→ DATA LINES:
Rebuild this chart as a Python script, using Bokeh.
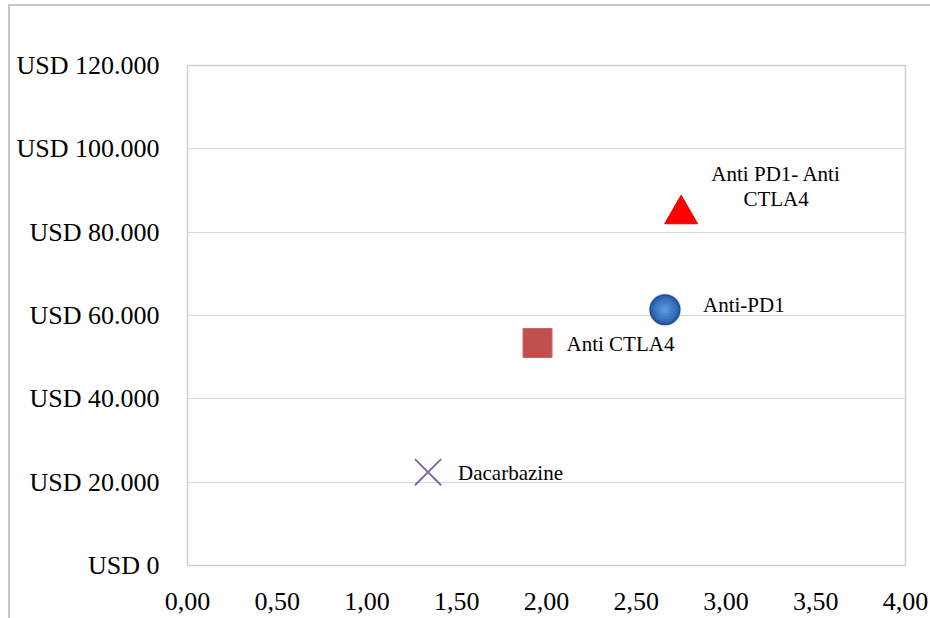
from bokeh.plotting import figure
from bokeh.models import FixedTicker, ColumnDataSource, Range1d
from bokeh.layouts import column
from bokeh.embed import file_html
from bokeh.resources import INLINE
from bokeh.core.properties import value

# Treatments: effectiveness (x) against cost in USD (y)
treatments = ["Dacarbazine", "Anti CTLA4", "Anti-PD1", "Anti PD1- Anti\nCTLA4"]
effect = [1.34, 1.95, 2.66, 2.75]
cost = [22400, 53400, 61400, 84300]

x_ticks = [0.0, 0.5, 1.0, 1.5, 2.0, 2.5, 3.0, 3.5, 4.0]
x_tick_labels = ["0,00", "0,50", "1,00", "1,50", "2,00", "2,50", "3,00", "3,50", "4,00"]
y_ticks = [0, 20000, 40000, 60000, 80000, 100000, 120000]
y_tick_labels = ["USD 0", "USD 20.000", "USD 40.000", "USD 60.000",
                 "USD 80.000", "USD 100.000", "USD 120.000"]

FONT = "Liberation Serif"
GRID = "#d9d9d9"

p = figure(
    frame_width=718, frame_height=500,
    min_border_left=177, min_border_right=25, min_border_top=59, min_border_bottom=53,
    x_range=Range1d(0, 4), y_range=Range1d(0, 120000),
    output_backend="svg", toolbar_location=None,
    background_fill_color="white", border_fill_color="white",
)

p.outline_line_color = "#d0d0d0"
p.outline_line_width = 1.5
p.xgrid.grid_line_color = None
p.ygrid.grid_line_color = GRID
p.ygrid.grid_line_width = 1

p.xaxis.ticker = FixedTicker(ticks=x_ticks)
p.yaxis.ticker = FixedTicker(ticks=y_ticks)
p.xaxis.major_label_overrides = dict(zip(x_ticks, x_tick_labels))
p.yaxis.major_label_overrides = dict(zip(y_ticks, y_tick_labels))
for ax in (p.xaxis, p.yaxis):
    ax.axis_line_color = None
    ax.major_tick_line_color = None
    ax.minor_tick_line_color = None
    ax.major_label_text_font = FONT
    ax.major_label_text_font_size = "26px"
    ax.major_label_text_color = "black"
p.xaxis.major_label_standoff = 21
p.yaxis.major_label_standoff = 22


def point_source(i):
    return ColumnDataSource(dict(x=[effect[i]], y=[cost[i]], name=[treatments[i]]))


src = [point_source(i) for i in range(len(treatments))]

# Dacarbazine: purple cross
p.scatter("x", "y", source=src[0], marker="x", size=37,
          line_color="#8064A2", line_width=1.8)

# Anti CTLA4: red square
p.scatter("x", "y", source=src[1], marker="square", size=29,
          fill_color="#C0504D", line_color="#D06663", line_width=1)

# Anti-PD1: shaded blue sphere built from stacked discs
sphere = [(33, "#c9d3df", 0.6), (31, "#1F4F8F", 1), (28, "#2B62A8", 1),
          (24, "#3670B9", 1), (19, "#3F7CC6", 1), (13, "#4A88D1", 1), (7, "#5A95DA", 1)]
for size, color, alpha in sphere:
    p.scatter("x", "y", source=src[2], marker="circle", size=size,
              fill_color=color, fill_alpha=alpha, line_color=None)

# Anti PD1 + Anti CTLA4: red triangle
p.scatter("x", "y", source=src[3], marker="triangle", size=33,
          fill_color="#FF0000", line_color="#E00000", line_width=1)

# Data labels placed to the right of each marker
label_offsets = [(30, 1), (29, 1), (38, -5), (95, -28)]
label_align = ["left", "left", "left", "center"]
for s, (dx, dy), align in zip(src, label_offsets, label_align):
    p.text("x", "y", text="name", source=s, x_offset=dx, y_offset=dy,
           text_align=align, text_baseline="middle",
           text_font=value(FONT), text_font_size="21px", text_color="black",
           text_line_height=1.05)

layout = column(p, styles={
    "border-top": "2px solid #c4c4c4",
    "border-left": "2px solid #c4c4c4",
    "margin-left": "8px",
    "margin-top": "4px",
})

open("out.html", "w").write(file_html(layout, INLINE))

→ WHAT THIS TASK INVOLVES: Your task is to restate word for word the lines from the top of the data to the line containing "cost = [22400, 53400, 61400, 84300]", both ends included, with every picture left out.

→ PROBLEM SOLUTION:
Rebuild this chart as a Python script, using Bokeh.
from bokeh.plotting import figure
from bokeh.models import FixedTicker, ColumnDataSource, Range1d
from bokeh.layouts import column
from bokeh.embed import file_html
from bokeh.resources import INLINE
from bokeh.core.properties import value

# Treatments: effectiveness (x) against cost in USD (y)
treatments = ["Dacarbazine", "Anti CTLA4", "Anti-PD1", "Anti PD1- Anti\nCTLA4"]
effect = [1.34, 1.95, 2.66, 2.75]
cost = [22400, 53400, 61400, 84300]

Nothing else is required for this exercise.